La Turquie prend la tête de l’islam de France

Le 1er juillet, c’est le représentant de l’islam turc, Ahmet Ogras, qui succédera à Anouar Kbibech à la tête du Conseil français du culte musulman (CFCM) pour un mandat de deux ans. Il en était déjà le vice-président.

Depuis la création du CFCM en 2003, l’institution avait toujours été présidée par des représentants de l’islam algérien (via la Mosquée de Paris avec Dalil Boubakeur) ou marocain (Rassemblement des musulmans de France avec Anouar Kbibech). Mais le système électoral de l’institution, fortement contesté, a conduit fin 2012, à la mise en place d’une direction collégiale et d’une présidence tournante.

Alors que l’UOIF a refusé d’y siéger, l’alternance des trois principales fédérations (Mosquée de Paris, RMF et CCMTF) conduit donc aujourd’hui Ahmet Ogras, président du Comité de coordination des musulmans turcs de France (CCMTF) depuis 2012, à prendre la direction du Conseil français du culte musulman.

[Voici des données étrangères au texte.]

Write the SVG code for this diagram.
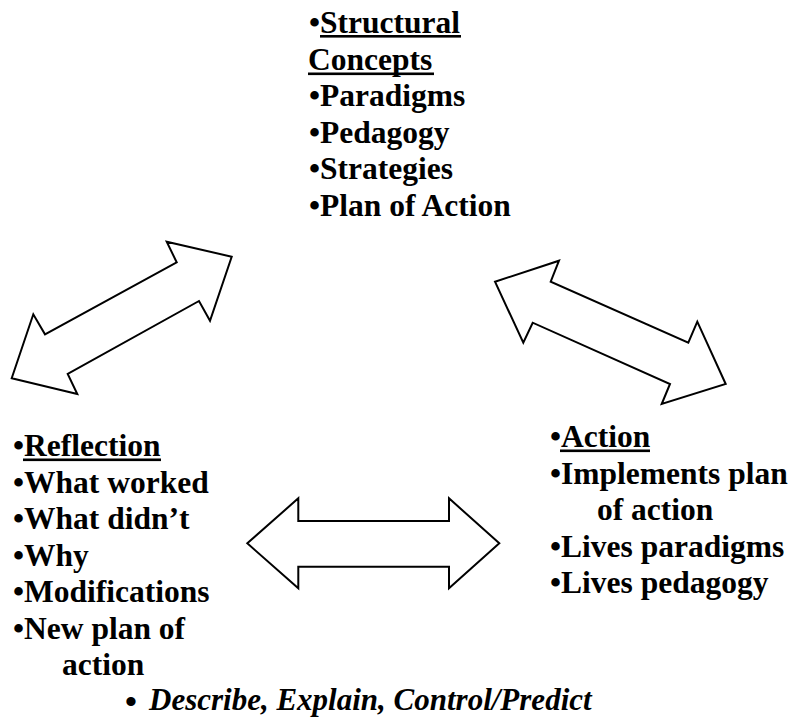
<svg xmlns="http://www.w3.org/2000/svg" width="794" height="724" viewBox="0 0 794 724">
<style>
.t{font-family:"Liberation Serif","Times New Roman",serif;font-weight:bold;font-size:31.5px;fill:#000}
.i{font-style:italic;font-size:31px}
.b{font-family:"Liberation Sans",Arial,sans-serif;font-weight:normal;font-size:34px}
.ar{fill:#fff;stroke:#000;stroke-width:2;stroke-linejoin:miter}
.u{fill:#000}
</style>
<rect width="794" height="724" fill="#fff"/>
<g id="connectors">
<polygon class="ar" points="11.7,378.3 33.3,314.3 45,334.3 176.7,262.3 166.7,241.7 231.7,256.7 210,320.7 199,301 67.7,374 77.3,394"/>
<polygon class="ar" points="495,281.7 559,260.7 550.7,281.7 688.3,342.7 697.3,321.7 725.7,384 661.7,404 670,384 532.7,322.7 523.3,342.7"/>
<polygon class="ar" points="247.3,543.3 298.3,498.3 298.3,521 449,521 449,498.3 499.3,543.3 449,588.3 449,566.7 298.3,566.7 298.3,588.3"/>
</g>
<g id="structural">
<text class="t" x="309" y="33">•Structural</text>
<rect class="u" x="320" y="35" width="141" height="2.6"/>
<text class="t" x="308" y="69.5">Concepts</text>
<rect class="u" x="308" y="72.5" width="126" height="2.6"/>
<text class="t" x="309" y="106">•Paradigms</text>
<text class="t" x="309" y="142.5">•Pedagogy</text>
<text class="t" x="309" y="179">•Strategies</text>
<text class="t" x="309" y="215.5">•Plan of Action</text>
</g>
<g id="reflection">
<text class="t" x="13" y="456">•Reflection</text>
<rect class="u" x="23" y="458.5" width="138" height="2.6"/>
<text class="t" x="13" y="492.5">•What worked</text>
<text class="t" x="13" y="529">•What didn’t</text>
<text class="t" x="13" y="565.5">•Why</text>
<text class="t" x="13" y="602">•Modifications</text>
<text class="t" x="13" y="638.5">•New plan of</text>
<text class="t" x="62" y="675">action</text>
</g>
<g id="action">
<text class="t" x="550" y="447">•Action</text>
<rect class="u" x="560" y="449.5" width="90" height="2.6"/>
<text class="t" x="550" y="483.5">•Implements plan</text>
<text class="t" x="597" y="520">of action</text>
<text class="t" x="550" y="556.5">•Lives paradigms</text>
<text class="t" x="550" y="593">•Lives pedagogy</text>
</g>
<g id="footer">
<text class="t b" x="125" y="713">•</text>
<text class="t i" x="149" y="710">Describe, Explain, Control/Predict</text>
</g>
</svg>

Officiellement, le CCMTF, créé en 2001, représente l’ensemble de l’islam turc de France (il gère la plupart des lieux de culte) et non uniquement la voix d’Ankara. « Un faux nez », analyse pour TSA, Bernard Godard, un ancien des renseignements généraux, spécialiste de l’islam en France. Il est en réalité une émanation de l’Union turco-islamique des affaires théologiques (la DITIB), une structure de la direction des affaires religieuses turques (le Diyanet). Bref, une organisation qui émane directement de l’État turc. À l’étranger, cette structure dispose d’attachés aux affaires religieuses qui officient dans chaque ambassade et consulat pour coordonner, notamment, l’envoi d’imams.

Bien que plus discrète, la DITIB a aussi une fonction politique. Au moment du référendum en Turquie au mois d’avril (qui visait à renforcer les pouvoirs du Président), le bureau des affaires religieuses aurait ouvertement donné des directives aux imams du pays pour inciter les fidèles à voter « oui ».

Si l’ancien président du CCMTF Haydar Demiriyuret était un agent administratif de la DITIB, Ahmet Ogras lui « ne connaît rien aux réseaux associatifs » et n’a aucune expérience dans le domaine religieux, précise le spécialiste Bernard Godard.

Patron d’une agence de voyages spécialiste de la Turquie, Ahmet Ogras, 46 ans, est l’ancien président de la branche française de l’UETD (Union des démocrates turcs européens), dont il a également participé à la formation en 2005. Cette structure n’est autre que la vitrine européenne de l’AKP, le parti du président turc Erdogan. Elle a notamment été à l’initiative de grandes réunions électorales pro-Erdogan en Allemagne et en France avant le référendum. Ahmet Ogras, dont l’un des membres de sa belle-famille est conseiller d’Erdogan, ne cache pas sa proximité avec le Président turc.

La création du CFCM avait vocation à ce que le culte musulman se dote d’un organe de représentation français. Il a finalement conduit à un renforcement de l’emprise des États d’origine. En l’occurence du Maroc, de l’Algérie et de la Turquie.